» **Exercise input**:

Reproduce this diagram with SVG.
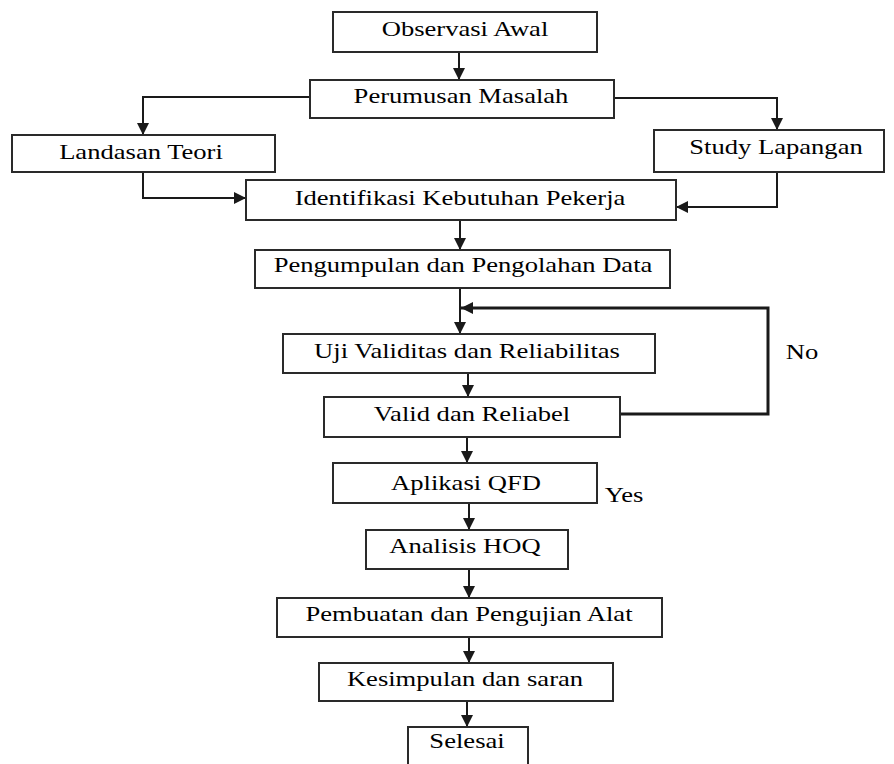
<svg xmlns="http://www.w3.org/2000/svg" width="894" height="764" viewBox="0 0 894 764">
<defs>
<style>
.box{fill:#fff;stroke:#2a2a2a;stroke-width:2}
.lbl{font-size:20px;fill:#000;text-anchor:middle}
.ln{fill:none;stroke:#1a1a1a;stroke-width:2}
.thick{stroke-width:3}
</style>
<marker id="ah" markerUnits="userSpaceOnUse" markerWidth="12" markerHeight="12" viewBox="0 0 10 10" refX="10" refY="5" orient="auto">
<path d="M0,0 L10,5 L0,10 z" fill="#1a1a1a"/>
</marker>
</defs>
<rect width="894" height="764" fill="#fff"/>
<g id="connectors">
<path class="ln" d="M459,52 V80" marker-end="url(#ah)"/>
<path class="ln" d="M310,97 H143 V135" marker-end="url(#ah)"/>
<path class="ln" d="M614,98 H777 V130" marker-end="url(#ah)"/>
<path class="ln" d="M143,172 V198 H246" marker-end="url(#ah)"/>
<path class="ln" d="M777,172 V207 H676" marker-end="url(#ah)"/>
<path class="ln" d="M460,220 V250" marker-end="url(#ah)"/>
<path class="ln" d="M460,288 V334" marker-end="url(#ah)"/>
<path class="ln thick" d="M620,414 H768 V308 H461" marker-end="url(#ah)"/>
<path class="ln" d="M468,373 V397" marker-end="url(#ah)"/>
<path class="ln" d="M467,437 V463" marker-end="url(#ah)"/>
<path class="ln" d="M469,503 V530" marker-end="url(#ah)"/>
<path class="ln" d="M469,569 V598" marker-end="url(#ah)"/>
<path class="ln" d="M469,637 V663" marker-end="url(#ah)"/>
<path class="ln" d="M467,701 V727" marker-end="url(#ah)"/>
</g>
<g font-family="'Liberation Serif', 'DejaVu Serif', serif">
<g id="n-observasi"><rect class="box" x="333" y="12" width="264" height="40"/><text class="lbl" transform="translate(465,36) scale(1.33,1)">Observasi Awal</text></g>
<g id="n-perumusan"><rect class="box" x="310" y="80" width="304" height="38"/><text class="lbl" transform="translate(461,103) scale(1.33,1)">Perumusan Masalah</text></g>
<g id="n-landasan"><rect class="box" x="12" y="135" width="263" height="37"/><text class="lbl" transform="translate(141,159) scale(1.33,1)">Landasan Teori</text></g>
<g id="n-study"><rect class="box" x="654" y="130" width="230" height="42"/><text class="lbl" transform="translate(776,154) scale(1.33,1)">Study Lapangan</text></g>
<g id="n-identifikasi"><rect class="box" x="246" y="180" width="430" height="40"/><text class="lbl" transform="translate(460,205) scale(1.33,1)">Identifikasi Kebutuhan Pekerja</text></g>
<g id="n-pengumpulan"><rect class="box" x="255" y="250" width="415" height="38"/><text class="lbl" transform="translate(463,272) scale(1.33,1)">Pengumpulan dan Pengolahan Data</text></g>
<g id="n-uji"><rect class="box" x="283" y="334" width="372" height="39"/><text class="lbl" transform="translate(467,358) scale(1.33,1)">Uji Validitas dan Reliabilitas</text></g>
<g id="n-valid"><rect class="box" x="324" y="397" width="296" height="40"/><text class="lbl" transform="translate(472,421) scale(1.33,1)">Valid dan Reliabel</text></g>
<g id="lbl-no"><text class="lbl" transform="translate(802,359) scale(1.33,1)">No</text></g>
<g id="n-aplikasi"><rect class="box" x="333" y="463" width="264" height="40"/><text class="lbl" transform="translate(466,490) scale(1.33,1)">Aplikasi QFD</text></g>
<g id="lbl-yes"><text class="lbl" transform="translate(624,502) scale(1.33,1)">Yes</text></g>
<g id="n-analisis"><rect class="box" x="366" y="530" width="202" height="39"/><text class="lbl" transform="translate(465,553) scale(1.33,1)">Analisis HOQ</text></g>
<g id="n-pembuatan"><rect class="box" x="277" y="598" width="385" height="39"/><text class="lbl" transform="translate(469,621) scale(1.33,1)">Pembuatan dan Pengujian Alat</text></g>
<g id="n-kesimpulan"><rect class="box" x="319" y="663" width="294" height="38"/><text class="lbl" transform="translate(465,686) scale(1.33,1)">Kesimpulan dan saran</text></g>
<g id="n-selesai"><rect class="box" x="408" y="727" width="120" height="45"/><text class="lbl" transform="translate(467,748) scale(1.33,1)">Selesai</text></g>
</g>
</svg>
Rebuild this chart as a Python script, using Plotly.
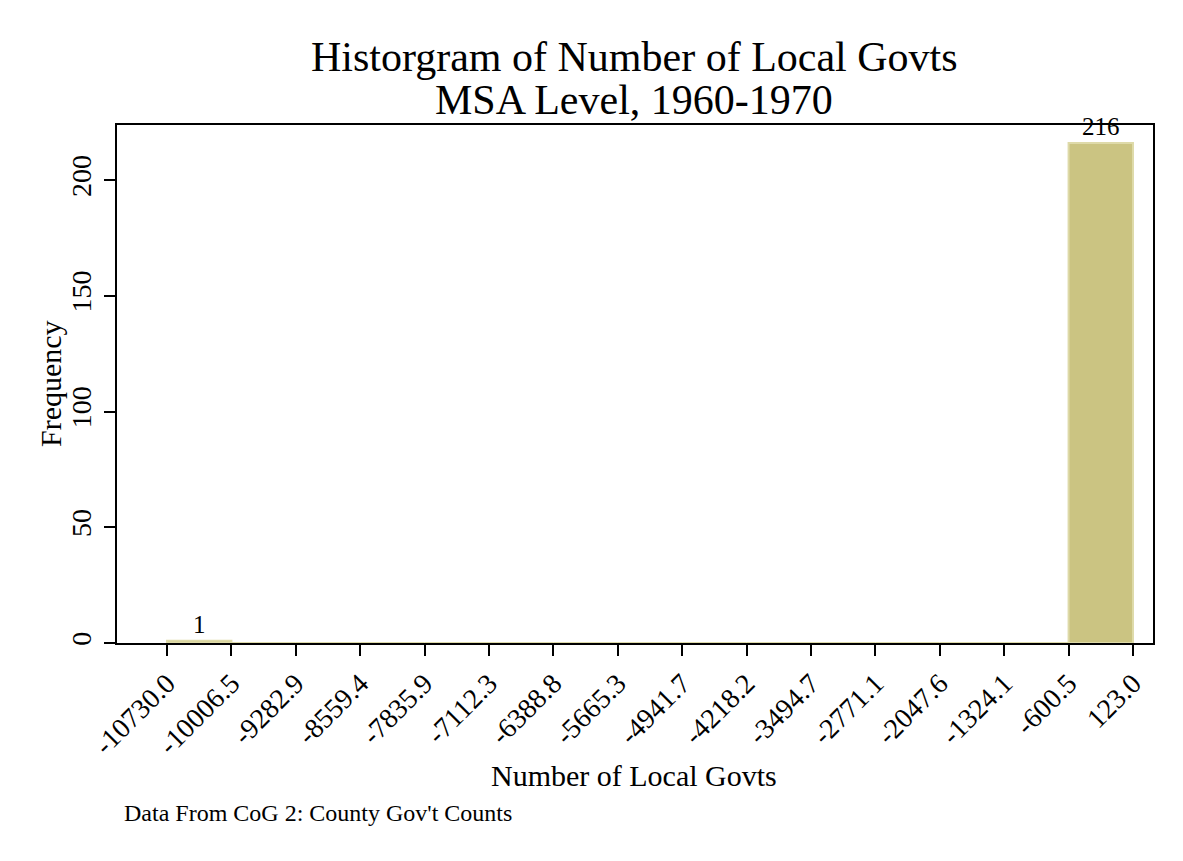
import plotly.graph_objects as go

bin_edges = [-10730.0, -10006.5, -9282.9, -8559.4, -7835.9, -7112.3, -6388.8,
             -5665.3, -4941.7, -4218.2, -3494.7, -2771.1, -2047.6, -1324.1,
             -600.5, 123.0]
tick_labels = ["-10730.0", "-10006.5", "-9282.9", "-8559.4", "-7835.9", "-7112.3",
               "-6388.8", "-5665.3", "-4941.7", "-4218.2", "-3494.7", "-2771.1",
               "-2047.6", "-1324.1", "-600.5", "123.0"]
counts = [1, 0, 0, 0, 0, 0, 0, 0, 0, 0, 0, 0, 0, 0, 216]

centers = [(bin_edges[i] + bin_edges[i + 1]) / 2 for i in range(len(counts))]
widths = [bin_edges[i + 1] - bin_edges[i] for i in range(len(counts))]
labels = [str(c) if c > 0 else "" for c in counts]

FONT = "Liberation Serif"
PW, PH = 1036, 518

fig = go.Figure()
fig.add_trace(go.Bar(
    x=centers, y=counts, width=widths,
    marker=dict(color="#cbc482", line=dict(color="#dedaa9", width=2)),
    text=labels, textposition="outside", cliponaxis=False,
    textfont=dict(family=FONT, size=25, color="black"),
))

fig.update_layout(
    width=1183, height=861,
    margin=dict(l=117, r=30, t=125, b=218),
    paper_bgcolor="white", plot_bgcolor="white",
    showlegend=False,
    font=dict(family=FONT, color="black"),
    xaxis=dict(range=[-11292, 348], tickvals=bin_edges, ticktext=tick_labels,
               tickangle=-45, ticks="outside", ticklen=11, tickwidth=1.5,
               tickcolor="black", showgrid=False, zeroline=False,
               showline=True, linecolor="black", linewidth=1.5, mirror=True,
               tickfont=dict(family=FONT, size=28, color="black")),
    yaxis=dict(range=[0, 223.8], tickvals=[0, 50, 100, 150, 200],
               tickangle=-90, ticks="outside", ticklen=11, tickwidth=1.5,
               tickcolor="black", showgrid=False, zeroline=False,
               showline=True, linecolor="black", linewidth=1.5, mirror=True,
               ticklabelstandoff=2,
               tickfont=dict(family=FONT, size=28, color="black")),
    annotations=[
        dict(text="Historgram of Number of Local Govts", xref="paper", yref="paper",
             x=(634 - 117) / PW, y=1 + (125 - 57) / PH, xanchor="center", yanchor="middle",
             showarrow=False, font=dict(family=FONT, size=42, color="black")),
        dict(text="MSA Level, 1960-1970", xref="paper", yref="paper",
             x=(634 - 117) / PW, y=1 + (125 - 100) / PH, xanchor="center", yanchor="middle",
             showarrow=False, font=dict(family=FONT, size=42, color="black")),
        dict(text="Number of Local Govts", xref="paper", yref="paper",
             x=(634 - 117) / PW, y=-(775 - 643) / PH, xanchor="center", yanchor="middle",
             showarrow=False, font=dict(family=FONT, size=30, color="black")),
        dict(text="Frequency", xref="paper", yref="paper",
             x=-(117 - 50) / PW, y=0.5, xanchor="center", yanchor="middle",
             textangle=-90, showarrow=False,
             font=dict(family=FONT, size=30, color="black")),
        dict(text="Data From CoG 2: County Gov't Counts", xref="paper", yref="paper",
             x=5 / PW, y=-(813 - 643) / PH, xanchor="left", yanchor="middle",
             showarrow=False, font=dict(family=FONT, size=24, color="black")),
    ],
)

fig.write_html("out.html")
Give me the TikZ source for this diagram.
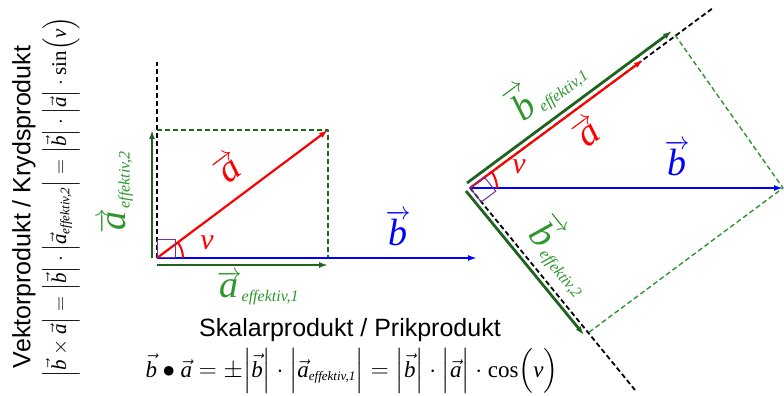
\documentclass[tikz,border=0pt]{standalone}
\usepackage{amsmath}
\usepackage{fontspec}
\setmainfont{Liberation Serif}
\setsansfont{Liberation Sans}
\usetikzlibrary{arrows.meta}
\definecolor{dgreen}{RGB}{30,100,30}
\definecolor{lgreen}{RGB}{45,150,45}
\definecolor{vpurple}{RGB}{112,48,160}
\newcommand{\va}[1]{\overrightarrow{\textit{#1}}}
\newcommand{\vs}[1]{\vec{\textit{#1}}}
\newcommand{\eff}[1]{\mbox{\fontsize{16}{18}\selectfont\itshape effektiv,#1}}
\newcommand{\effs}[1]{\mbox{\fontsize{13}{15}\selectfont\itshape effektiv,#1}}
\newcommand{\bars}[1]{\Bigl|#1\Bigr|}

\begin{document}
\begin{tikzpicture}[line cap=butt,line join=round,>={Latex[length=9pt,width=6pt]},x=1pt,y=1pt,
	vecred/.style={->,line width=2.2pt,red},
	vecblue/.style={->,line width=2pt,blue},
	veceff/.style={->,line width=2.8pt,dgreen},
	axisdash/.style={line width=1.8pt,dash pattern=on 5pt off 3pt},
	boxdash/.style={line width=1.4pt,dash pattern=on 5pt off 3pt},
	biglab/.style={font=\fontsize{38}{40}\selectfont},
	anglab/.style={font=\fontsize{30}{32}\selectfont\itshape,red},
	headline/.style={font=\sffamily\fontsize{25}{27}\selectfont},
	formula/.style={font=\fontsize{23}{26}\selectfont}]
			\useasboundingbox (0,0) rectangle (784,396);
			% left figure
			\coordinate (O1) at (157,138);
			\coordinate (A1) at (328,266);
			\coordinate (B1) at (477,138);
			\coordinate (R1) at (157,266);
			\coordinate (Q1) at (328,138);
			\coordinate (T1) at (157,334);
			\draw [axisdash] (O1)-- (T1);
			\draw [boxdash,dgreen] (R1)-- (A1)-- (Q1);
			\draw [veceff] ([yshift=-7pt]O1)-- ([yshift=-7pt]Q1);
			\draw [veceff] ([xshift=-5pt]O1)-- ([xshift=-5pt]R1);
			\draw [vecblue] (O1)-- (B1);
			\draw [vecred] (O1)-- (A1);
			\draw [vpurple,line width=1pt] (O1) rectangle ++(18,18);
			\draw [red,line width=2pt] ([shift={(0:26)}]O1) arc (0:36.8:26);
			\node [biglab,red,rotate=36.8] (la1) at (228,228) {$\va{a}$};
			\node [biglab,blue] (lb1) at (398,168) {$\va{b}$};
			\node [biglab,lgreen] (le1) at (258,108) {$\va{a}_{\eff1}$};
			\node [biglab,lgreen,rotate=90] (le2) at (116,204) {$\va{a}_{\eff2}$};
			\node [anglab] (v1) at (207,153) {v};
			% right figure
			\coordinate (O2) at (470,208);
			\coordinate (A2) at (643,336);
			\coordinate (P1) at (675,361);
			\coordinate (B2) at (783,208);
			\coordinate (P2) at (588,63);
			\coordinate (E1) at (713,388);
			\coordinate (E2) at (635,6);
			\draw [axisdash] (O2)-- (E1);
			\draw [axisdash] (O2)-- (E2);
			\draw [boxdash,lgreen] (P1)-- (B2)-- (P2);
			\draw [veceff] ([shift={(-3,5)}]O2)-- ([shift={(-3,4)}]P1);
			\draw [veceff] ([shift={(-4,-3)}]O2)-- ([shift={(-4,-2)}]P2);
			\draw [vecblue] (O2)-- (B2);
			\draw [vecred] (O2)-- (A2);
			\draw [vpurple,line width=1pt] (O2)-- ++(36.7:18)-- ++(-51:18)-- ++(216.7:18)-- cycle;
			\draw [red,line width=2pt] ([shift={(0:27)}]O2) arc (0:36.7:27);
			\node [biglab,red,rotate=36.7] (la2) at (587,264) {$\va{a}$};
			\node [biglab,blue] (lb2) at (677,238) {$\va{b}$};
			\node [biglab,lgreen,rotate=36.7] (le3) at (546,308) {$\va{b}_{\eff1}$};
			\node [biglab,lgreen,rotate=-51] (le4) at (563,140) {$\va{b}_{\eff2}$};
			\node [anglab] (v2) at (519,229) {v};
			% products
			\node [headline] (skal) at (350,66) {Skalarprodukt / Prikprodukt};
			\node [formula] (skalf) at (352,25) {$\vs{b}\bullet\vs{a}=\pm\bars{\vs{b}}\cdot\bars{\vs{a}_{\effs1}}=\bars{\vs{b}}\cdot\bars{\vs{a}}\cdot\mathrm{cos}\Bigl(\textit{v}\Bigr)$};
			\node [headline,rotate=90] (vekt) at (24,189) {Vektorprodukt / Krydsprodukt};
			\node [formula,font=\fontsize{21}{24}\selectfont,rotate=90] (vektf) at (61,199) {$\bars{\vs{b}\times\vs{a}}=\bars{\vs{b}}\cdot\bars{\vs{a}_{\effs2}}=\bars{\vs{b}}\cdot\bars{\vs{a}}\cdot\mathrm{sin}\Bigl(\textit{v}\Bigr)$};
\end{tikzpicture}
\end{document}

» **Required task**: Extract every line above containing the word "diagram".

» **Exercise output**:
Reproduce this diagram with SVG.
Give me the TikZ source for this diagram.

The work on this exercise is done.